When parents began attending school board meetings across the country to express their justified concerns, they were not met with openness and respect from those in power who hold different views. Examples are ubiquitous and appalling. On the narrow end, parents allege to have been personally attacked, doxed online, and harassment at the encouragement of public school officials. On a broader scale, the National Association of School Boards, which represents approximately 90,000 school officials and administrators, requested that the Biden Administration investigate parents who had the temerity to speak with conviction at school board meetings. U.S. Attorney General Merrick Garland responded with a memo to federal law enforcement agencies that these parents were to be investigated as domestic terrorists.

In addition to the general disdain for concerned parents across the country, public officials moved to assert that parents do not have a legitimate role to play in their children’s educations. Former Virginia Governor Terry McAuliffe asserted that “I don’t think parents should be telling schools what they should teach.” At the 2022 Teacher of the Year ceremony at the White House, President Biden asserted that children don’t belong to parents “when they’re in the classroom.”

Children belong to their parents at all times. Parents have a right to know what is happening in schools at all times. There is no greater authority over children than their parents. If public policy does not reflect that supremacy, then public policy needs to change.

Conclusion and Policy Recommendations

The issues discussed in this testimony are highly divisive, with a broad range of opinions. Many parents, no doubt, take no issue with what is happening in public schools, but for those who do, it is their right as parents to be informed and to have the information at their disposal that empowers them to engage.

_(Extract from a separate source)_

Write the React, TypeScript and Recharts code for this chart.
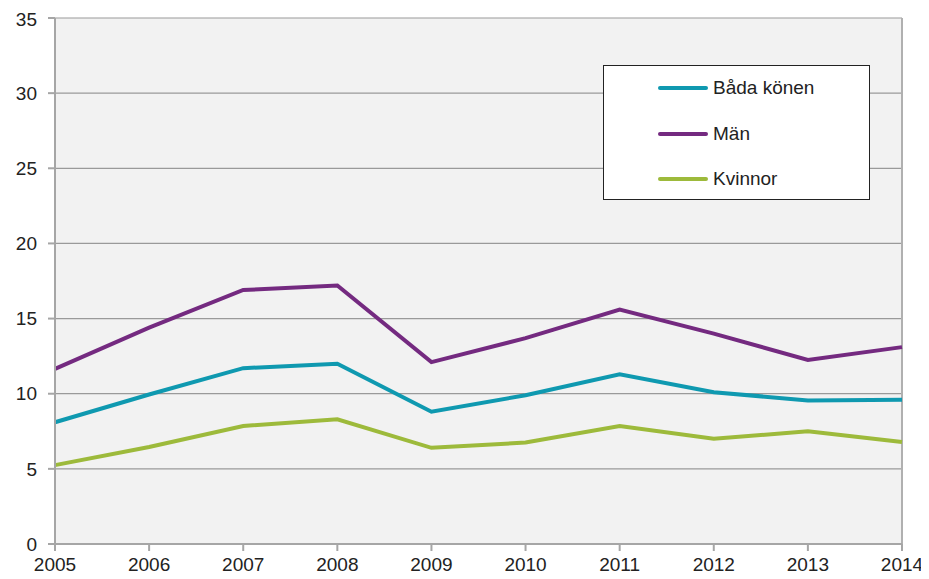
import {
  LineChart,
  Line,
  XAxis,
  YAxis,
  CartesianGrid,
  ReferenceLine,
} from "recharts";

const years = ["2005", "2006", "2007", "2008", "2009", "2010", "2011", "2012", "2013", "2014"];
const badaKonen = [8.1, 9.95, 11.7, 12.0, 8.8, 9.9, 11.3, 10.1, 9.55, 9.6];
const man = [11.65, 14.4, 16.9, 17.2, 12.1, 13.7, 15.6, 14.0, 12.25, 13.1];
const kvinnor = [5.25, 6.45, 7.85, 8.3, 6.4, 6.75, 7.85, 7.0, 7.5, 6.78];
const yTicks = [0, 5, 10, 15, 20, 25, 30, 35];

const series = [
  { key: "bada", name: "Båda könen", color: "#0f99b0" },
  { key: "man", name: "Män", color: "#742a80" },
  { key: "kvinnor", name: "Kvinnor", color: "#9dba3b" },
];

const data = years.map((year, i) => ({
  year,
  bada: badaKonen[i],
  man: man[i],
  kvinnor: kvinnor[i],
}));

const font = "'Liberation Sans', Arial, sans-serif";

function LegendBox() {
  return (
    <div
      style={{
        position: "absolute",
        left: 595,
        top: 57,
        width: 265,
        height: 133,
        background: "#fff",
        border: "1px solid #222",
        fontFamily: font,
        fontSize: 19,
        color: "#222",
      }}
    >
      {series.map((s, i) => (
        <div
          key={s.key}
          style={{
            position: "absolute",
            left: 54,
            top: 22 + i * 45.5 - 12,
            height: 24,
            display: "flex",
            alignItems: "center",
          }}
        >
          <div style={{ width: 50, height: 4, borderRadius: 2, background: s.color, marginRight: 5 }} />
          <span>{s.name}</span>
        </div>
      ))}
    </div>
  );
}

export default function App() {
  return (
    <div style={{ position: "relative", width: 921, height: 571 }}>
      <LineChart
        width={921}
        height={571}
        data={data}
        margin={{ top: 10, right: 27, bottom: 5, left: 7 }}
        style={{ fontFamily: font }}
      >
        <CartesianGrid vertical={false} fill="#f2f2f2" stroke="#9a9a9a" strokeWidth={1.2} />
        <XAxis
          dataKey="year"
          tickSize={7}
          tickMargin={7}
          height={30}
          stroke="#a6a6a6"
          strokeWidth={2}
          tick={{ fill: "#222", fontSize: 19 }}
          interval={0}
        />
        <YAxis
          domain={[0, 35]}
          ticks={yTicks}
          width={40}
          tickSize={7}
          tickMargin={11}
          stroke="#a6a6a6"
          strokeWidth={2}
          tick={{ fill: "#222", fontSize: 19 }}
        />
        <ReferenceLine x="2014" stroke="#b0b0b0" strokeWidth={2} />
        {series.map((s) => (
          <Line
            key={s.key}
            type="linear"
            dataKey={s.key}
            name={s.name}
            stroke={s.color}
            strokeWidth={4}
            dot={false}
            activeDot={false}
            isAnimationActive={false}
          />
        ))}
      </LineChart>
      <LegendBox />
    </div>
  );
}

Adopt Legislation Codifying Governor Abbott’s Parental Bill of Rights

Governor Abbott’s Parental Bill of Rights is an appropriate starting point. The overarching theme is that “parents are the primary decisionmakers” and their decisions “cannot be overridden without due process of law.” It requires expansion of parental rights to include easier access to all instructional materials used in the classroom, including online access. It requires establishment of an expedited grievance procedure so that parental concerns are addressed quickly and respectfully. It expressly prohibits pornographic material in school libraries, with consequences being loss of educational credentials, state licensing, forfeiture of retirement benefits, and placement on the do not hire list. It requires that parents be notified of the availability of charter schools, magnet schools, and schools in other districts. It also protects the privacy of children by prohibiting schools from collecting unnecessary personal data.

Pass the Parental Rights in Education Bill

Broadly misrepresented in the media, Florida’s Parental Rights in Education Bill (HB 1557) signed by Governor Ron DeSantis in March places authority over a broad range of parental responsibilities back where it belongs, with the parents. Specifically, the bill requires schools to notify parents if they become aware of changes in the student’s mental, emotional, or physical health unless a belief exists that such disclosure would result in abuse, abandonment, or neglect. It prohibits “classroom instruction” on sexual orientation or gender identity from kindergarten through grade 3 or in a manner that is not age-appropriate or developmentally appropriate for students.